En un momento del trayecto, Villa perdió su quepí, que cayó al suelo, y Zapata, mostrando sus grandes dotes de charro, sin bajarse del caballo y todavía en movimiento, se agachó y recogió la prenda, entregándosela al Centauro del Norte. La apoteósica jornada culminó cuando Villa acompañado por Zapata se sentó en la silla presidencial y sonriente se tomó la foto que pasaría a la posteridad, mientras el Caudillo del Sur, veía receloso a la cámara.
La presencia de Villa en la Ciudad de México tuvo sus momentos anecdóticos. Al igual que Obregón, fue al Panteón Francés a rendirle honores a Madero. El Centauro lloró amargamente frente a la tumba del “apóstol de la democracia” y siendo realmente sincero su cariño hacia don Panchito, decidió cambiar el nombre de la calle de Plateros por el de Francisco I. Madero, jurando que mataría a quien se atreviera a cambiarlo nuevamente.
El alcohol hizo muchos estragos entre villistas y zapatistas que por cualquier razón terminaban dándose de balazos. Hubo casos en que generales de ambos bandos intercambiaban hombres con alguna cuenta pendiente dentro de sus filas y los fusilaban sin miramientos. Ni Villa ni Zapata respetaron la autoridad del presidente Eulalio Gutiérrez ni de sus ministros.
“La vida diaria de los habitantes de la ciudad –escribió Bertha Ulloa- llegó a volverse insoportable cuando, además de las pugnas entre villistas y zapatistas, otros elementos contribuyeron a amargársela: la escasez de los artículos de primera necesidad, el aumento de precios, lo corto de los salarios, la abundancia del papel moneda y su poco poder adquisitivo. La miseria y el hambre provocaron saqueos, asaltos, huelgas, manifestaciones y la contrapartida de los tiroteos de la policía para restablecer el orden.”
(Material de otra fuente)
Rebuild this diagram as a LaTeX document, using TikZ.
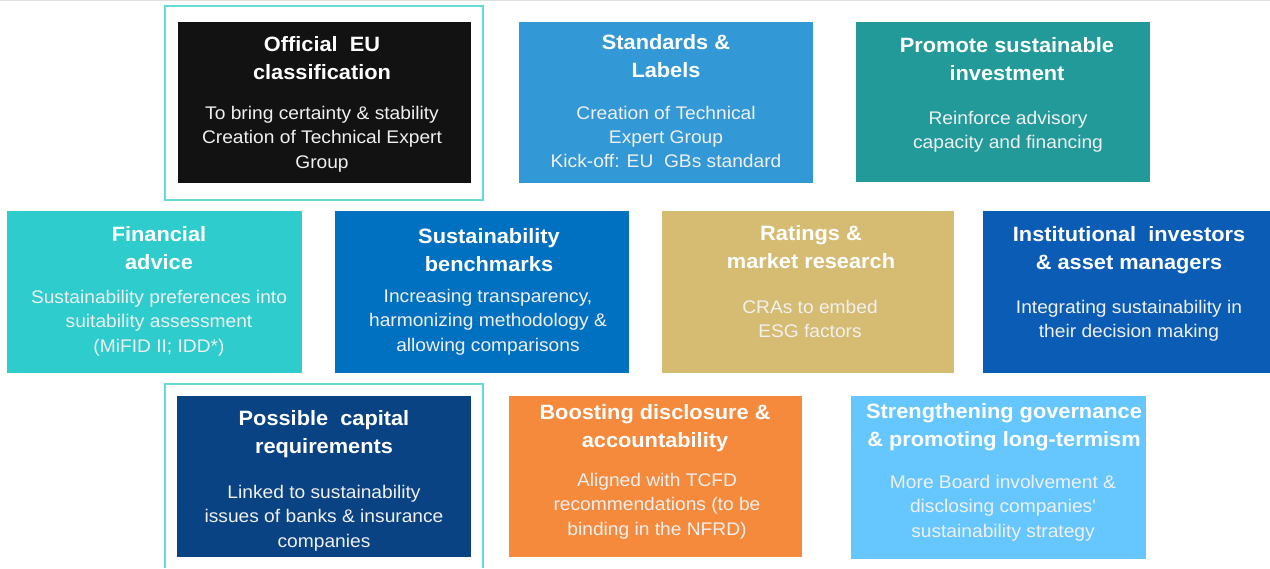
\documentclass[tikz,border=0pt]{standalone}
\usepackage{fontspec}
\setmainfont{Liberation Sans}
\newfontfamily\cardfont[FakeStretch=1.05]{Liberation Sans}
\usepackage{xcolor}
\usetikzlibrary{positioning}

\definecolor{cBlack}{HTML}{121212}
\definecolor{cStd}{HTML}{3399D6}
\definecolor{cProm}{HTML}{229A9A}
\definecolor{cFin}{HTML}{2ECCCC}
\definecolor{cBench}{HTML}{0070C0}
\definecolor{cRat}{HTML}{D6BC72}
\definecolor{cInst}{HTML}{0B5CB5}
\definecolor{cCap}{HTML}{0A4384}
\definecolor{cBoost}{HTML}{F58A3C}
\definecolor{cStr}{HTML}{66C7FF}
\definecolor{cFrame}{HTML}{66D9D9}

\begin{document}
\begin{tikzpicture}[x=0.02cm, y=-0.02cm,
    card/.style n args = {3}{draw=none, fill=#1, rectangle, inner sep=0pt,
      minimum width = #2*0.02cm, minimum height = #3*0.02cm},
    head/.style = {text=white, align=center, inner sep=0pt,
      font=\cardfont\fontsize{11.8}{15.9}\selectfont\bfseries},
    body/.style = {text=white!94!black, align=center, inner sep=0pt,
      font=\cardfont\fontsize{10.4}{13.9}\selectfont},
    frame/.style = {draw=cFrame, line width=1pt}
    ]
    \useasboundingbox (0,0) rectangle (1270,568);
    \draw[gray!25, line width=0.6pt] (0,0.5) -- (1270,0.5);

    % row 1
    \node[card={cBlack}{293}{161}] (eu) at (324.5,102.5) {};
    \node[card={cStd}{294}{161}] (std) at (666,102.5) {};
    \node[card={cProm}{294}{160}] (prom) at (1003,102) {};

    % row 2
    \node[card={cFin}{295}{162}] (fin) at (154.5,292) {};
    \node[card={cBench}{294}{162}] (bench) at (482,292) {};
    \node[card={cRat}{292}{162}] (rat) at (808,292) {};
    \node[card={cInst}{287}{162}] (inst) at (1126.5,292) {};

    % row 3
    \node[card={cCap}{294}{161}] (cap) at (324,476.5) {};
    \node[card={cBoost}{293}{161}] (boost) at (655.5,476.5) {};
    \node[card={cStr}{295}{163}] (str) at (998.5,477.5) {};

    % frames
    \draw[frame] (165,6) rectangle (483,200);
    \draw[frame] (165,568) -- (165,384) -- (483,384) -- (483,568);

    % texts
    \node[head] (euT) at (322,58) {Official\ \ EU\\classification};
    \node[body] (euB) at (322,139) {To bring certainty \& stability\\Creation of Technical Expert\\Group};

    \node[head] (stdT) at (666,56) {Standards \&\\Labels};
    \node[body] (stdB) at (666,137) {Creation of Technical\\Expert Group\\Kick-off: EU\ \ GBs standard};

    \node[head] (promT) at (1007,59) {Promote sustainable\\investment};
    \node[body] (promB) at (1008,132) {Reinforce advisory\\capacity and financing};

    \node[head] (finT) at (159,248) {Financial\\advice};
    \node[body] (finB) at (159,323) {Sustainability preferences into\\suitability assessment\\(MiFID II; IDD*)};

    \node[head] (benchT) at (489,250) {Sustainability\\benchmarks};
    \node[body] (benchB) at (488,322) {Increasing transparency,\\harmonizing methodology \&\\allowing comparisons};

    \node[head] (ratT) at (811,247) {Ratings \&\\market research};
    \node[body] (ratB) at (810,319) {CRAs to embed\\ESG factors};

    \node[head] (instT) at (1129,250) {Institutional\ \ investors\\\& asset managers};
    \node[body] (instB) at (1129,321) {Integrating sustainability in\\their decision making};

    \node[head] (capT) at (324,434) {Possible\ \ capital\\requirements};
    \node[body] (capB) at (324,518) {Linked to sustainability\\issues of banks \& insurance\\companies};

    \node[head] (boostT) at (655,428) {Boosting disclosure \&\\accountability};
    \node[body] (boostB) at (657,506) {Aligned with TCFD\\recommendations (to be\\binding in the NFRD)};

    \node[head] (strT) at (1004,427) {Strengthening governance\\\& promoting long-termism};
    \node[body] (strB) at (1003,508) {More Board involvement \&\\disclosing companies'\\sustainability strategy};
\end{tikzpicture}
\end{document}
Esos difíciles meses para la capital del país, fueron los únicos en que la sociedad pagó su indiferencia y falta de politización. El asesinato de Madero no sólo significó la pérdida de una vida humana, sino el abierto rechazo a los principios democráticos que había tratado de instaurar en México, y no existía la posibilidad del perdón.